■ Short task ■
Exactly as written, write out the lines below from the first to the one containing "const bioBoxY = [-80, -60, -60];", inclusive. Pictures do not belong in the copy.
##### Listing #####
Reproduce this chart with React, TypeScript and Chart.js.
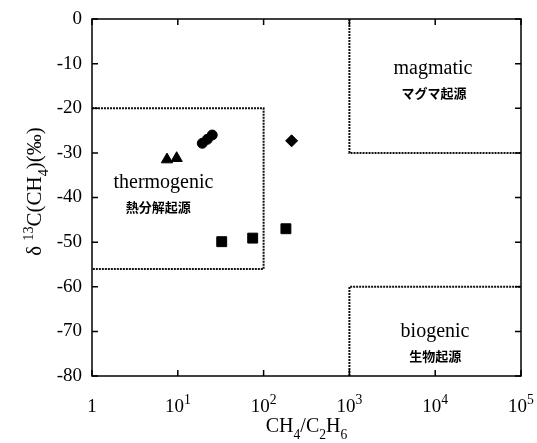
import { useEffect, useRef } from "react";
import { Chart, registerables } from "chart.js";

Chart.register(...registerables);

const SERIF = '"Liberation Serif", "Times New Roman", serif';
const CJK = '"Noto Sans CJK JP", sans-serif';

// ---- data ----
const triangleX = [7.48, 9.7];
const triangleY = [-31.5, -31.2];
const circleX = [19.3, 22.1, 25.2];
const circleY = [-27.85, -26.96, -26.0];
const diamondX = [212];
const diamondY = [-27.3];
const squareX = [32.5, 74.6, 182];
const squareY = [-49.9, -49.1, -47.0];

// region boundaries (dashed)
const thermoBoxX = [1, 100, 100, 1];
const thermoBoxY = [-20, -20, -56, -56];
const magmaBoxX = [1000, 1000, 100000];
const magmaBoxY = [0, -30, -30];
const bioBoxX = [1000, 1000, 100000];
const bioBoxY = [-80, -60, -60];

// ticks
const xTickValues = [1, 10, 100, 1000, 10000, 100000];
const xTickBase = ["1", "10", "10", "10", "10", "10"];
const xTickSup = ["", "1", "2", "3", "4", "5"];
const yTickValues = [0, -10, -20, -30, -40, -50, -60, -70, -80];

// region labels
const labelText = ["thermogenic", "熱分解起源", "magmatic", "マグマ起源", "biogenic", "生物起源"];
const labelKind = ["en", "ja", "en", "ja", "en", "ja"];
const labelX = [6.8, 5.9, 9420, 9690, 9960, 10000];
const labelY = [-37.9, -42.1, -12.3, -16.6, -71.3, -75.5];

const pts = (xs: number[], ys: number[]) => xs.map((x, i) => ({ x, y: ys[i] }));

type Part = { t: string; s?: number };

function drawRich(
  ctx: CanvasRenderingContext2D,
  parts: Part[],
  x: number,
  y: number,
  size: number,
  ratio = 0.68
) {
  const small = size * ratio;
  const font = (sz: number) => `${sz}px ${SERIF}`;
  let w = 0;
  for (const p of parts) {
    ctx.font = font(p.s ? small : size);
    w += ctx.measureText(p.t).width;
  }
  let cx = x - w / 2;
  ctx.textAlign = "left";
  ctx.textBaseline = "alphabetic";
  for (const p of parts) {
    ctx.font = font(p.s ? small : size);
    const dy = p.s === 1 ? -size * 0.4 : p.s === -1 ? size * 0.33 : 0;
    ctx.fillText(p.t, cx, y + dy);
    cx += ctx.measureText(p.t).width;
  }
}

const framePlugin = {
  id: "frame",
  afterDraw(chart: any) {
    const { ctx, chartArea: a, scales } = chart;
    const xs = scales.x;
    const ys = scales.y;
    ctx.save();
    ctx.strokeStyle = "#000";
    ctx.fillStyle = "#000";
    ctx.lineWidth = 1.5;
    ctx.strokeRect(a.left, a.top, a.right - a.left, a.bottom - a.top);
    ctx.beginPath();
    for (const v of xTickValues) {
      const px = xs.getPixelForValue(v);
      ctx.moveTo(px, a.bottom);
      ctx.lineTo(px, a.bottom - 6);
      ctx.moveTo(px, a.top);
      ctx.lineTo(px, a.top + 6);
    }
    for (const v of yTickValues) {
      const py = ys.getPixelForValue(v);
      ctx.moveTo(a.left, py);
      ctx.lineTo(a.left + 6, py);
      ctx.moveTo(a.right, py);
      ctx.lineTo(a.right - 6, py);
    }
    ctx.stroke();

    // x tick labels
    xTickValues.forEach((v, i) => {
      const px = xs.getPixelForValue(v);
      const parts: Part[] = [{ t: xTickBase[i] }];
      if (xTickSup[i]) parts.push({ t: xTickSup[i], s: 1 });
      drawRich(ctx, parts, px, a.bottom + 36, 19, 0.72);
    });

    // x title
    drawRich(
      ctx,
      [
        { t: "CH" },
        { t: "4", s: -1 },
        { t: "/C" },
        { t: "2", s: -1 },
        { t: "H" },
        { t: "6", s: -1 },
      ],
      (a.left + a.right) / 2,
      a.bottom + 56,
      20
    );

    // y title
    ctx.save();
    ctx.translate(41, (a.top + a.bottom) / 2 - 6);
    ctx.rotate(-Math.PI / 2);
    drawRich(
      ctx,
      [
        { t: "δ " },
        { t: "13", s: 1 },
        { t: "C(CH" },
        { t: "4", s: -1 },
        { t: ")(‰)" },
      ],
      0,
      0,
      21
    );
    ctx.restore();

    // region labels
    labelText.forEach((t, i) => {
      const px = xs.getPixelForValue(labelX[i]);
      const py = ys.getPixelForValue(labelY[i]);
      ctx.textAlign = "center";
      if (labelKind[i] === "en") {
        ctx.font = `20px ${SERIF}`;
        ctx.textBaseline = "alphabetic";
      } else {
        ctx.font = `bold 13px ${CJK}`;
        ctx.textBaseline = "middle";
      }
      ctx.fillText(t, px, py);
    });
    ctx.restore();
  },
};

export default function App() {
  const ref = useRef<HTMLCanvasElement>(null);
  useEffect(() => {
    document.body.style.margin = "0";
    const canvas = ref.current!;
    const boxStyle = {
      showLine: true,
      borderColor: "#111",
      borderWidth: 2,
      borderDash: [2, 1],
      pointRadius: 0,
      fill: false,
    };
    const markStyle = {
      backgroundColor: "#000",
      borderColor: "#000",
      borderWidth: 1,
    };
    const chart = new Chart(canvas, {
      type: "scatter",
      data: {
        datasets: [
          { label: "thermogenic", data: pts(thermoBoxX, thermoBoxY), ...boxStyle } as any,
          { label: "magmatic", data: pts(magmaBoxX, magmaBoxY), ...boxStyle } as any,
          { label: "biogenic", data: pts(bioBoxX, bioBoxY), ...boxStyle } as any,
          { label: "triangle", data: pts(triangleX, triangleY), pointStyle: "triangle", pointRadius: 6.5, ...markStyle },
          { label: "circle", data: pts(circleX, circleY), pointStyle: "circle", pointRadius: 5, ...markStyle },
          { label: "diamond", data: pts(diamondX, diamondY), pointStyle: "rectRot", pointRadius: 6, ...markStyle },
          { label: "square", data: pts(squareX, squareY), pointStyle: "rect", pointRadius: 7, ...markStyle },
        ],
      },
      options: {
        responsive: false,
        animation: false,
        layout: { padding: { top: 19, right: 16, left: 0, bottom: 0 } },
        plugins: { legend: { display: false }, tooltip: { enabled: false } },
        scales: {
          x: {
            type: "logarithmic",
            min: 1,
            max: 100000,
            position: "bottom",
            afterBuildTicks: (s: any) => {
              s.ticks = xTickValues.map((v) => ({ value: v }));
            },
            afterFit: (s: any) => {
              s.height = 67;
            },
            ticks: { display: false },
            grid: { display: false },
            border: { display: false },
          },
          y: {
            type: "linear",
            min: -80,
            max: 0,
            position: "left",
            afterBuildTicks: (s: any) => {
              s.ticks = yTickValues.map((v) => ({ value: v }));
            },
            afterFit: (s: any) => {
              s.width = 92;
            },
            ticks: { color: "#000", font: { family: SERIF, size: 19 }, padding: 2 },
            grid: { display: false },
            border: { display: false },
          },
        },
      } as any,
      plugins: [framePlugin],
    });
    return () => chart.destroy();
  }, []);
  return <canvas ref={ref} width={537} height={443} style={{ display: "block" }} />;
}
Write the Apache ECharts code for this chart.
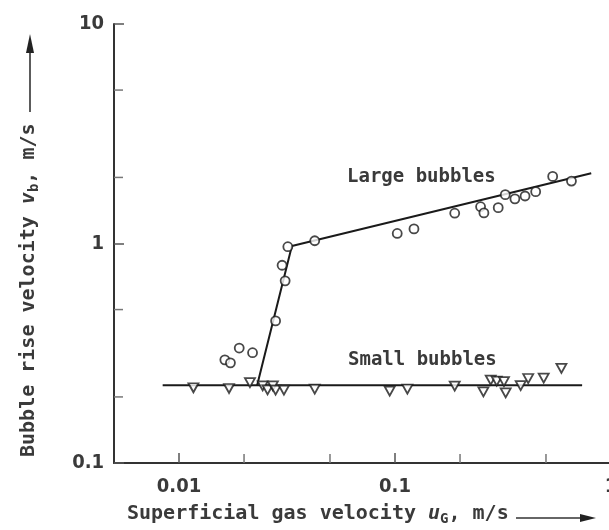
<!DOCTYPE html>
<html><head><meta charset="utf-8">
<script src="https://cdn.jsdelivr.net/npm/echarts@6/dist/echarts.min.js"></script>
<style>html,body{margin:0;padding:0;background:#fff}#c{width:609px;height:530px}</style>
</head><body><div id="c"></div>
<script>
// Large bubbles: [superficial gas velocity uG (m/s), bubble rise velocity vb (m/s)]
const largeBubbles = [
  [0.0163,0.295],[0.0173,0.286],[0.0190,0.334],[0.0219,0.318],[0.0280,0.444],
  [0.0310,0.676],[0.0300,0.796],[0.0319,0.967],[0.0425,1.029],[0.1024,1.111],
  [0.1224,1.165],[0.189,1.374],[0.249,1.471],[0.258,1.378],[0.3005,1.456],
  [0.324,1.669],[0.359,1.597],[0.400,1.646],[0.448,1.722],[0.537,2.022],[0.656,1.925]
];
// Small bubbles
const smallBubbles = [
  [0.01166,0.2202],[0.01704,0.2185],[0.0213,0.2326],[0.0244,0.2247],[0.0257,0.2154],
  [0.0272,0.2247],[0.0280,0.2148],[0.0306,0.2148],[0.0425,0.2170],[0.0945,0.2125],
  [0.1141,0.2173],[0.189,0.2240],[0.2566,0.2110],[0.2774,0.2385],[0.2957,0.2360],
  [0.3195,0.2350],[0.3254,0.2087],[0.3818,0.2252],[0.4137,0.2426],[0.488,0.2436],[0.5894,0.2696]
];
// Fitted lines
const largeFit = [[0.0230,0.226],[0.0333,0.974],[0.81,2.09]];
const smallFit = [[0.0084,0.226],[0.735,0.226]];
// Axis ranges and ticks
const xRange = [0.005, 1];
const yRange = [0.1, 10];
const xMajorLabels = {0.01:'0.01', 0.1:'0.1', 1:'1'};
const yMajorLabels = {0.1:'0.1', 1:'1', 10:'10'};
const xMinorTicks = [0.02, 0.05, 0.2, 0.5];
const yMinorTicks = [0.2, 0.5, 2, 5];

const TXT = '#3a3a3a';
const MONO = '"DejaVu Sans Mono", monospace';
const COND = '"DejaVu Sans Condensed", "DejaVu Sans", sans-serif';

function labelFor(map) {
  return function (v) {
    for (const k in map) { if (Math.abs(Math.log10(v) - Math.log10(+k)) < 1e-6) return map[k]; }
    return '';
  };
}

const chart = echarts.init(document.getElementById('c'), null, {renderer: 'canvas'});
chart.setOption({
  animation: false,
  backgroundColor: '#fff',
  grid: {left: 114, right: -2, top: 24, bottom: 67, containLabel: false, outerBoundsMode: 'none'},
  xAxis: {
    type: 'log', logBase: 10, min: xRange[0], max: xRange[1],
    axisLine: {show: true, lineStyle: {color: '#333', width: 2}},
    axisTick: {show: true, inside: true, length: 10, lineStyle: {color: '#555', width: 1.5}},
    axisLabel: {show: true, showMinLabel: false, hideOverlap: false, formatter: labelFor(xMajorLabels), margin: 14,
      fontFamily: COND, fontSize: 20, fontWeight: 'bold', color: TXT},
    splitLine: {show: false}, minorTick: {show: false}
  },
  yAxis: {
    type: 'log', logBase: 10, min: yRange[0], max: yRange[1],
    axisLine: {show: true, lineStyle: {color: '#333', width: 2}},
    axisTick: {show: true, inside: true, length: 10, lineStyle: {color: '#555', width: 1.5}},
    axisLabel: {show: true, formatter: labelFor(yMajorLabels), margin: 10,
      fontFamily: COND, fontSize: 20, fontWeight: 'bold', color: TXT},
    splitLine: {show: false}, minorTick: {show: false}
  },
  series: [
    {
      type: 'custom', name: 'xMinor', silent: true, z: 1,
      data: xMinorTicks.map(v => [v, yRange[0]]),
      renderItem: function (params, api) {
        const p = api.coord([api.value(0), api.value(1)]);
        return {type: 'line', shape: {x1: p[0], y1: p[1], x2: p[0], y2: p[1] - 9},
          style: {stroke: '#777', lineWidth: 1.5}};
      }
    },
    {
      type: 'custom', name: 'yMinor', silent: true, z: 1,
      data: yMinorTicks.map(v => [xRange[0], v]),
      renderItem: function (params, api) {
        const p = api.coord([api.value(0), api.value(1)]);
        return {type: 'line', shape: {x1: p[0], y1: p[1], x2: p[0] + 9, y2: p[1]},
          style: {stroke: '#777', lineWidth: 1.5}};
      }
    },
    {type: 'line', name: 'Large fit', data: largeFit, symbol: 'none', z: 2,
      lineStyle: {color: '#1a1a1a', width: 2}},
    {type: 'line', name: 'Small fit', data: smallFit, symbol: 'none', z: 2,
      lineStyle: {color: '#1a1a1a', width: 2}},
    {type: 'scatter', name: 'Large bubbles', data: largeBubbles, symbol: 'circle', symbolSize: 9, z: 3,
      itemStyle: {color: '#fff', borderColor: '#1a1a1a', borderWidth: 1.8}},
    {type: 'scatter', name: 'Small bubbles', data: smallBubbles, symbol: 'triangle', symbolRotate: 180,
      symbolSize: [10, 9], z: 3,
      itemStyle: {color: '#fff', borderColor: '#1a1a1a', borderWidth: 1.8}}
  ],
  graphic: [
    {type: 'text', x: 347, y: 177, style: {text: 'Large bubbles', font: 'bold 19px ' + MONO, fill: TXT,
      textAlign: 'left', textVerticalAlign: 'middle'}},
    {type: 'text', x: 348, y: 360, style: {text: 'Small bubbles', font: 'bold 19px ' + MONO, fill: TXT,
      textAlign: 'left', textVerticalAlign: 'middle'}},
    {type: 'text', x: 127, y: 514, style: {
      text: 'Superficial gas velocity {i|u}{s|G}, m/s', font: 'bold 20px ' + MONO, fill: TXT,
      textAlign: 'left', textVerticalAlign: 'middle',
      rich: {
        i: {fontFamily: MONO, fontSize: 20, fontWeight: 'bold', fontStyle: 'italic', fill: TXT, lineHeight: 24},
        s: {fontFamily: MONO, fontSize: 14, fontWeight: 'bold', fill: TXT, lineHeight: 24, verticalAlign: 'bottom', padding: [8, 0, 0, 0]}
      }}},
    {type: 'line', shape: {x1: 516, y1: 518, x2: 584, y2: 518}, style: {stroke: '#333', lineWidth: 1.6}},
    {type: 'polygon', shape: {points: [[580, 514], [596, 518], [580, 522]]}, style: {fill: '#222'}},
    {type: 'text', x: 29, y: 457, rotation: Math.PI / 2, style: {
      text: 'Bubble rise velocity {i|v}{s|b}, m/s', font: 'bold 20px ' + MONO, fill: TXT,
      textAlign: 'left', textVerticalAlign: 'middle',
      rich: {
        i: {fontFamily: MONO, fontSize: 20, fontWeight: 'bold', fontStyle: 'italic', fill: TXT, lineHeight: 24},
        s: {fontFamily: MONO, fontSize: 14, fontWeight: 'bold', fill: TXT, lineHeight: 24, verticalAlign: 'bottom', padding: [8, 0, 0, 0]}
      }}},
    {type: 'line', shape: {x1: 30, y1: 112, x2: 30, y2: 50}, style: {stroke: '#333', lineWidth: 1.6}},
    {type: 'polygon', shape: {points: [[26, 53], [30, 34], [34, 53]]}, style: {fill: '#222'}}
  ]
});
</script>
</body></html>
#####
■ Expected answer ■
Reproduce this chart with React, TypeScript and Chart.js.
import { useEffect, useRef } from "react";
import { Chart, registerables } from "chart.js";

Chart.register(...registerables);

const SERIF = '"Liberation Serif", "Times New Roman", serif';
const CJK = '"Noto Sans CJK JP", sans-serif';

// ---- data ----
const triangleX = [7.48, 9.7];
const triangleY = [-31.5, -31.2];
const circleX = [19.3, 22.1, 25.2];
const circleY = [-27.85, -26.96, -26.0];
const diamondX = [212];
const diamondY = [-27.3];
const squareX = [32.5, 74.6, 182];
const squareY = [-49.9, -49.1, -47.0];

// region boundaries (dashed)
const thermoBoxX = [1, 100, 100, 1];
const thermoBoxY = [-20, -20, -56, -56];
const magmaBoxX = [1000, 1000, 100000];
const magmaBoxY = [0, -30, -30];
const bioBoxX = [1000, 1000, 100000];
const bioBoxY = [-80, -60, -60];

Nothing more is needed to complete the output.